1) If I want to use only 1 map task, do I have to set the input splits size to 1GB??
2) Let's say I successfully specify that I want to use only 2 map tasks, does it use 2 cores? And each core has 1 map task??
Number of mappers is actually governed by the InputFormat you are using. Having said that, based on the type of data you are processing, InputFormat may vary. Normally, for the data stored as files in HDFS FileInputFormat, or a subclass, is used which works on the principle of MR split = HDFS block. However, this is not always true. Say you are processing a flat binary file. In such a case there is no delimiter(\n or something else) to represent the split boundary. What would you do in such a case? So, the above principle doesn't always work.
Consider another scenario wherein you are processing data stored in a DB, and not in HDFS. What will happen in such a case as there is no concept of 64MB block size when we talk about DBs?
The framework tries its best to carry out the computation in a manner as efficient as possible, which might involve creation of lesser/more number of mappers as specified/expected by you. So, in order to see how exactly mappers are getting created you need to look into the InputFormat you are using in your job. getSplits() method to be precise.
If I want to use only 1 map task, do I have to set the input splits size to 1GB??

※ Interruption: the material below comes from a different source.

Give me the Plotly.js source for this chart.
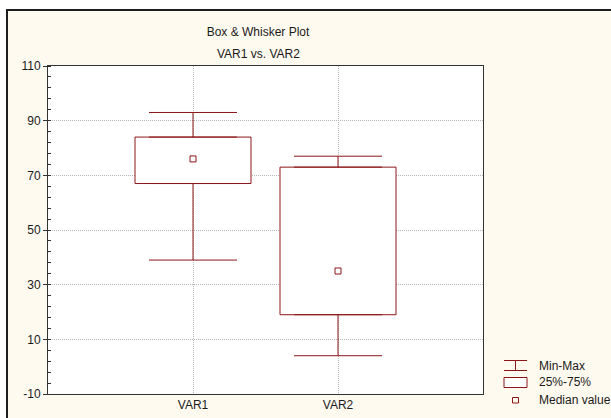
<!DOCTYPE html>
<html>
<head>
<meta charset="utf-8">
<script src="https://cdn.plot.ly/plotly-3.0.1.min.js"></script>
<style>
  html, body { margin: 0; padding: 0; background: #ffffff; overflow: hidden; }
  #frame { position: absolute; left: 6px; top: 9px; width: 603px; height: 407px;
           border-left: 2px solid #1e1e1e; border-top: 2px solid #1e1e1e; background: #fffaf0; }
  #chart { width: 603px; height: 407px; }
</style>
</head>
<body>
<div id="frame"><div id="chart"></div></div>
<script>
// ---- data ----
const categories = ['VAR1', 'VAR2'];
const minVals    = [39, 4];
const q1Vals     = [67, 19];
const medianVals = [76, 35];
const q3Vals     = [84, 73];
const maxVals    = [93, 77];
const legendLabels = ['Min-Max', '25%-75%', 'Median value'];
const titleLines = ['Box & Whisker Plot', 'VAR1 vs. VAR2'];
const yTickVals   = [-10, 10, 30, 50, 70, 90, 110];
const yTickLabels = ['-10', '10', '30', '50', '70', '90', '110'];

// ---- styling ----
const RED = '#8c1616';
const FONT = 'Liberation Sans, Arial, sans-serif';
const TXT = '#1a1a1a';
const GRID = '#b8b8b8';

// page-pixel -> paper helpers (plot area: x 48..483, y 66..394 on page)
const PL = 48, PR = 483, PT = 66, PB = 394;
const px = p => (p - PL) / (PR - PL);
const py = p => (PB - p) / (PB - PT);

const zeros = categories.map(() => 0);

const traces = [
  { // 25%-75% boxes
    type: 'bar', x: categories, base: q1Vals,
    y: q3Vals.map((v, i) => v - q1Vals[i]),
    width: 0.8,
    marker: { color: '#ffffff', line: { color: RED, width: 1 } },
    showlegend: false, hoverinfo: 'skip'
  },
  { // upper whisker
    type: 'scatter', mode: 'markers', x: categories, y: q3Vals,
    marker: { size: 1, color: 'rgba(0,0,0,0)' },
    error_y: { type: 'data', symmetric: false,
      array: maxVals.map((v, i) => v - q3Vals[i]), arrayminus: zeros,
      color: RED, thickness: 1, width: 44 },
    showlegend: false, hoverinfo: 'skip'
  },
  { // lower whisker
    type: 'scatter', mode: 'markers', x: categories, y: q1Vals,
    marker: { size: 1, color: 'rgba(0,0,0,0)' },
    error_y: { type: 'data', symmetric: false,
      array: zeros, arrayminus: q1Vals.map((v, i) => v - minVals[i]),
      color: RED, thickness: 1, width: 44 },
    showlegend: false, hoverinfo: 'skip'
  },
  { // medians
    type: 'scatter', mode: 'markers', x: categories, y: medianVals,
    marker: { symbol: 'square-open', size: 6, color: RED, line: { width: 1, color: RED } },
    showlegend: false, hoverinfo: 'skip'
  }
];

const shapes = [
  // legend: Min-Max icon
  { type: 'line', xref: 'paper', yref: 'paper', x0: px(504), x1: px(527), y0: py(360.5), y1: py(360.5), line: { color: RED, width: 1 } },
  { type: 'line', xref: 'paper', yref: 'paper', x0: px(504), x1: px(527), y0: py(370.5), y1: py(370.5), line: { color: RED, width: 1 } },
  { type: 'line', xref: 'paper', yref: 'paper', x0: px(515.5), x1: px(515.5), y0: py(360.5), y1: py(370.5), line: { color: RED, width: 1 } },
  // legend: box icon
  { type: 'rect', xref: 'paper', yref: 'paper', x0: px(504), x1: px(527), y0: py(377.5), y1: py(387.5), fillcolor: '#ffffff', line: { color: RED, width: 1 } },
  // legend: median icon
  { type: 'rect', xref: 'paper', yref: 'paper', x0: px(512.5), x1: px(518.5), y0: py(397.5), y1: py(403), fillcolor: 'rgba(0,0,0,0)', line: { color: RED, width: 1 } }
];

const legendY = [366, 382, 400];
const annotations = legendLabels.map((t, i) => ({
  text: t, xref: 'paper', yref: 'paper', x: px(537), y: py(legendY[i]),
  xanchor: 'left', yanchor: 'middle', showarrow: false,
  font: { family: FONT, size: 12, color: TXT }
}));
annotations.push({
  text: titleLines[1], xref: 'paper', yref: 'paper', x: px(258), y: py(53.5),
  xanchor: 'center', yanchor: 'middle', showarrow: false,
  font: { family: FONT, size: 12, color: TXT }
});

const layout = {
  width: 603, height: 407,
  margin: { l: 40, r: 128, t: 55, b: 24 },
  paper_bgcolor: '#fffaf0',
  plot_bgcolor: '#ffffff',
  showlegend: false,
  title: {
    text: titleLines[0], xref: 'container', yref: 'container',
    x: (258 - 8) / 603, y: 1 - (32 - 11) / 407, xanchor: 'center', yanchor: 'middle',
    font: { family: FONT, size: 12, color: TXT }
  },
  xaxis: {
    type: 'category', range: [-1, 2],
    showline: true, linecolor: '#333', linewidth: 1, mirror: true,
    showgrid: true, gridcolor: GRID, griddash: '1px,1px', gridwidth: 1,
    ticks: '', zeroline: false,
    tickfont: { family: FONT, size: 12, color: TXT }
  },
  yaxis: {
    range: [-10, 110], tickmode: 'array', tickvals: yTickVals, ticktext: yTickLabels,
    showline: true, linecolor: '#333', linewidth: 1, mirror: true,
    showgrid: true, gridcolor: GRID, griddash: '1px,1px', gridwidth: 1,
    ticks: 'outside', ticklen: 4, tickcolor: '#333', zeroline: false,
    minor: { tickmode: 'linear', tick0: -10, dtick: 4, ticks: 'inside', ticklen: 3, tickcolor: '#333', showgrid: false },
    tickfont: { family: FONT, size: 12, color: TXT }
  },
  yaxis2: {
    overlaying: 'y', side: 'right', range: [-10, 110], tick0: -10, dtick: 20,
    showticklabels: false, showgrid: false, zeroline: false, ticks: '',
    minor: { tick0: -10, dtick: 4, ticks: 'inside', ticklen: 3, tickcolor: '#333', showgrid: false }
  },
  shapes: shapes,
  annotations: annotations
};

Plotly.newPlot('chart', traces, layout, { staticPlot: true, displayModeBar: false });
</script>
</body>
</html>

You can override the isSplitable(FileSystem, Path) method of your InputFormat to ensure that the input files are not split-up and are processed as a whole by a single mapper.

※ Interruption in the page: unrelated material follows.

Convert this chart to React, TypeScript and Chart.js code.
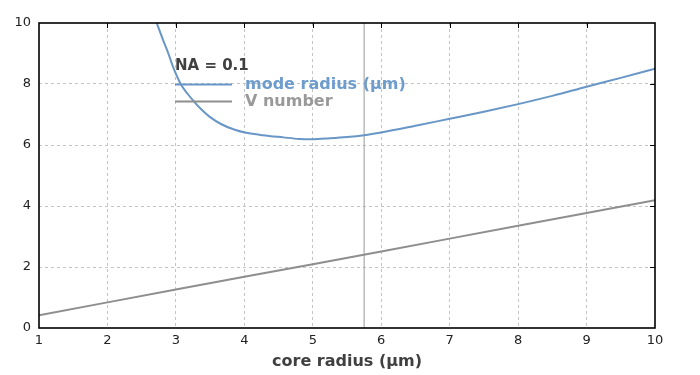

Let's say I successfully specify that I want to use only 2 map tasks, does it use 2 cores? And each core has 1 map task??
It depends on availability. Mappers can run on multiple cores simultaneously. And a single core can run multiple mappers sequentially.

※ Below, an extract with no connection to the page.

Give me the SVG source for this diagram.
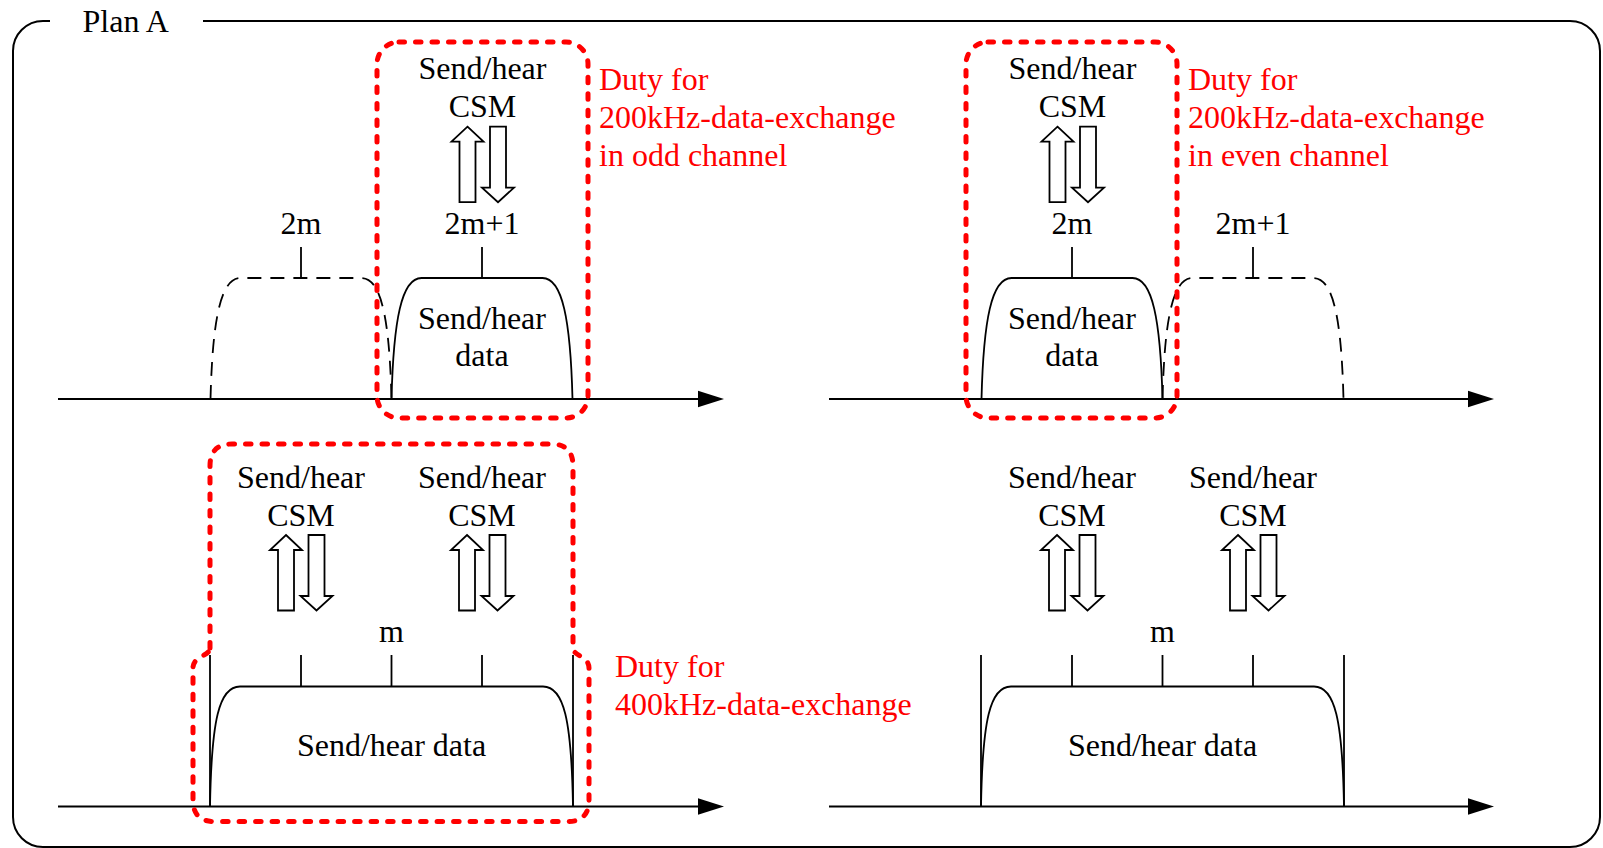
<svg xmlns="http://www.w3.org/2000/svg" xmlns:xlink="http://www.w3.org/1999/xlink" width="1603" height="848" viewBox="0 0 1603 848">
<style>
.frame{fill:none;stroke:#000;stroke-width:2}
.ax{fill:none;stroke:#000;stroke-width:2}
.head{fill:#000;stroke:none}
.bump{fill:none;stroke:#000;stroke-width:1.8}
.dbump{fill:none;stroke:#000;stroke-width:1.8;stroke-dasharray:14 9}
.red{fill:none;stroke:#ff0000;stroke-width:5;stroke-dasharray:5.5 11;stroke-linecap:round}
.harrow{fill:#fff;stroke:#000;stroke-width:1.8;stroke-linejoin:miter}
.t{font-family:"Liberation Serif","Times New Roman",serif;font-size:32px;fill:#000;text-anchor:middle}
.rt{font-family:"Liberation Serif","Times New Roman",serif;font-size:32px;fill:#ff0000}
.lbl{font-family:"Liberation Serif","Times New Roman",serif;font-size:32px;fill:#000}
</style>
<defs>
<g id="csmArrows">
<path class="harrow" d="M-15,0 L1,15 L-7,15 L-7,75.5 L-23,75.5 L-23,15 L-31,15 Z"/>
<path class="harrow" d="M7.5,0 L23.5,0 L23.5,61 L31.5,61 L15.5,75.5 L-0.5,61 L7.5,61 Z"/>
</g>
<polygon id="axHead" class="head" points="0,-8.3 26,0 0,8.3"/>
</defs>

<g id="frame">
<path class="frame" d="M203,21 H1570 A30,30 0 0 1 1600,51 V817 A30,30 0 0 1 1570,847 H43 A30,30 0 0 1 13,817 V51 A30,30 0 0 1 43,21 H50"/>
<text class="lbl" x="82.5" y="31.5">Plan A</text>
</g>

<g id="connectors">
<path class="ax" d="M58,399 H700"/>
<use xlink:href="#axHead" x="698" y="399"/>
<path class="ax" d="M829,399 H1470"/>
<use xlink:href="#axHead" x="1468" y="399"/>
<path class="ax" d="M58,806.5 H700"/>
<use xlink:href="#axHead" x="698" y="806.5"/>
<path class="ax" d="M829,806.5 H1470"/>
<use xlink:href="#axHead" x="1468" y="806.5"/>
<use xlink:href="#csmArrows" x="482.5" y="126.7"/>
<use xlink:href="#csmArrows" x="1072.5" y="126.7"/>
<use xlink:href="#csmArrows" x="301" y="535"/>
<use xlink:href="#csmArrows" x="482" y="535"/>
<use xlink:href="#csmArrows" x="1072" y="535"/>
<use xlink:href="#csmArrows" x="1253" y="535"/>
</g>

<!-- Top-left panel -->
<g id="tl-ch2m">
<path class="dbump" d="M210.5,399 C212.5,320 220.5,278 240.5,278 H361.5 C381.5,278 389.5,320 391.5,399"/>
<path class="bump" d="M301,247 V278"/>
<text class="t" x="301" y="234">2m</text>
</g>
<g id="tl-ch2m1">
<path class="bump" d="M391.5,399 C393.5,320 401.5,278 421.5,278 H542.5 C562.5,278 570.5,320 572.5,399"/>
<path class="bump" d="M482,247 V278"/>
<text class="t" x="482" y="234">2m+1</text>
<text class="t" x="482" y="329">Send/hear</text>
<text class="t" x="482" y="366">data</text>
</g>
<g id="tl-csm">
<text class="t" x="482.5" y="78.5">Send/hear</text>
<text class="t" x="482.5" y="117">CSM</text>
</g>
<g id="tl-duty">
<rect class="red" x="377" y="42" width="211" height="376" rx="22" ry="22"/>
<text class="rt" x="599" y="90">Duty for</text>
<text class="rt" x="599" y="128">200kHz-data-exchange</text>
<text class="rt" x="599" y="166">in odd channel</text>
</g>

<!-- Top-right panel -->
<g id="tr-ch2m">
<path class="bump" d="M981.5,399 C983.5,320 991.5,278 1011.5,278 H1132.5 C1152.5,278 1160.5,320 1162.5,399"/>
<path class="bump" d="M1072,247 V278"/>
<text class="t" x="1072" y="234">2m</text>
<text class="t" x="1072" y="329">Send/hear</text>
<text class="t" x="1072" y="366">data</text>
</g>
<g id="tr-ch2m1">
<path class="dbump" d="M1162.5,399 C1164.5,320 1172.5,278 1192.5,278 H1313.5 C1333.5,278 1341.5,320 1343.5,399"/>
<path class="bump" d="M1253,247 V278"/>
<text class="t" x="1253" y="234">2m+1</text>
</g>
<g id="tr-csm">
<text class="t" x="1072.5" y="78.5">Send/hear</text>
<text class="t" x="1072.5" y="117">CSM</text>
</g>
<g id="tr-duty">
<rect class="red" x="966" y="42" width="211" height="376" rx="22" ry="22"/>
<text class="rt" x="1188" y="90">Duty for</text>
<text class="rt" x="1188" y="128">200kHz-data-exchange</text>
<text class="rt" x="1188" y="166">in even channel</text>
</g>

<!-- Bottom-left panel -->
<g id="bl-data">
<path class="bump" d="M210,655 V806.5 M573,655 V806.5 M301,655 V686.5 M391.5,655 V686.5 M482,655 V686.5"/>
<path class="bump" d="M210,806.5 C211.5,720 219,686.5 240,686.5 H543 C564,686.5 571.5,720 573,806.5"/>
<text class="t" x="391.5" y="642">m</text>
<text class="t" x="391.5" y="755.5">Send/hear data</text>
</g>
<g id="bl-csm1">
<text class="t" x="301" y="488">Send/hear</text>
<text class="t" x="301" y="526">CSM</text>
</g>
<g id="bl-csm2">
<text class="t" x="482" y="488">Send/hear</text>
<text class="t" x="482" y="526">CSM</text>
</g>
<g id="bl-duty">
<path class="red" d="M210,648 V466 Q210,444 232,444 H551 Q573,444 573,466 V648 C573,656 589,656 589,668 V800 Q589,821.5 568,821.5 H214 Q193,821.5 193,800 V668 C193,656 210,656 210,648 Z"/>
<text class="rt" x="615" y="677">Duty for</text>
<text class="rt" x="615" y="715">400kHz-data-exchange</text>
</g>

<!-- Bottom-right panel -->
<g id="br-data">
<path class="bump" d="M981,655 V806.5 M1344,655 V806.5 M1072,655 V686.5 M1162.5,655 V686.5 M1253,655 V686.5"/>
<path class="bump" d="M981,806.5 C982.5,720 990,686.5 1011,686.5 H1314 C1335,686.5 1342.5,720 1344,806.5"/>
<text class="t" x="1162.5" y="642">m</text>
<text class="t" x="1162.5" y="755.5">Send/hear data</text>
</g>
<g id="br-csm1">
<text class="t" x="1072" y="488">Send/hear</text>
<text class="t" x="1072" y="526">CSM</text>
</g>
<g id="br-csm2">
<text class="t" x="1253" y="488">Send/hear</text>
<text class="t" x="1253" y="526">CSM</text>
</g>
</svg>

Some add-on to your question 2: the parallelism of running map/reduce tasks on a node is controllable. One can set the maximum number of map/reduce tasks running simultaneously by a tasktracker via mapreduce.tasktracker.map.tasks.maximum and mapreduce.tasktracker.reduce.tasks.maximum. Defaults for both parameters are 2. For 4-core node mapreduce.tasktracker.map.tasks.maximum should be increased to at least 4, i.e. to make use of each core. 2 for max-reduce-tasks is expectedly ok. Btw, finding out best values for max map/reduce tasks is non-trivial as it depends on the degree of jobs parallelism on a cluster, whether mappers/reducers of a job(-s) are io- or computationally intensive, etc.